Les briseurs de machines
Les « fauchages volontaires » de champs d'OGM par José Bové et ses amis expriment une forme radicale de résistance à un développement technique considéré comme injuste et néfaste. Cette violence a une longue histoire, trop peu connue, qui débute avec les bris de machines textiles dans l'Angleterre de la fin du XVIIIe siècle sous la conduite d'un légendaire « général Ludd ». Le luddisme est né, et connaîtra en Europe divers avatars pendant tout le XIXe siècle, pour ressurgir aujourd'hui.
Longtemps considérées, tant par les théoriciens du capitalisme que par le mouvement ouvrier, comme des mouvements réactionnaires de refus du « progrès », ces révoltes sont, depuis peu, réexaminées.
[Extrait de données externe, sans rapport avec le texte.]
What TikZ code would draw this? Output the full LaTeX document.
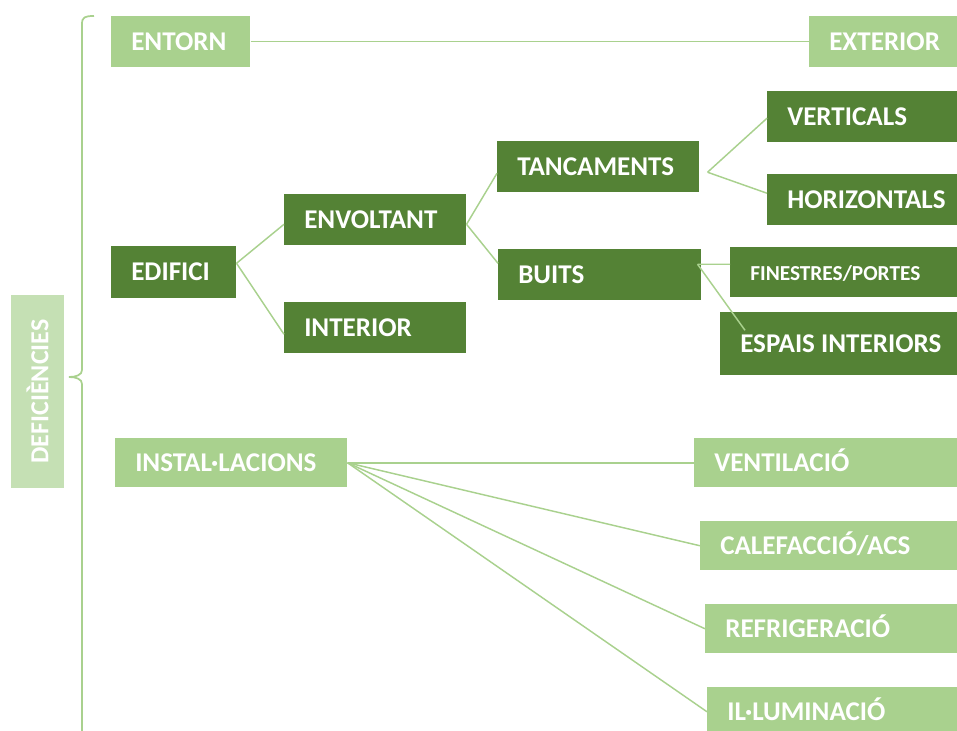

Les études historiques désormais portent un regard bien moins dédaigneux sur les briseurs de machines ; la recherche économique réinterprète le luddisme comme l'expression d'une alternative à la production de masse choisie par la première révolution industrielle ; une nouvelle critique de la société industrielle, à partir des années 1970, a pris pour cible la mécanisation et l'automatisation ; et des mouvements actuels, comme les fauchages d'OGM, sans se référer explicitement au luddisme, en reprennent les grands thèmes et les modes d'action.
C'est à retrouver cette histoire et à évaluer sa signification sociale qu'est consacré ce livre. Alternant récits et analyses, il a pour fil directeur l'idée que le choix d'introduire une machine ou une nouvelle technologie est un choix politique. Loin d'être neutre, ou inexorable comme on le croit trop souvent, la mécanisation et l'automatisation procèdent toujours de l'exercice d'un pouvoir, au profit d'un groupe humain et au détriment d'un autre.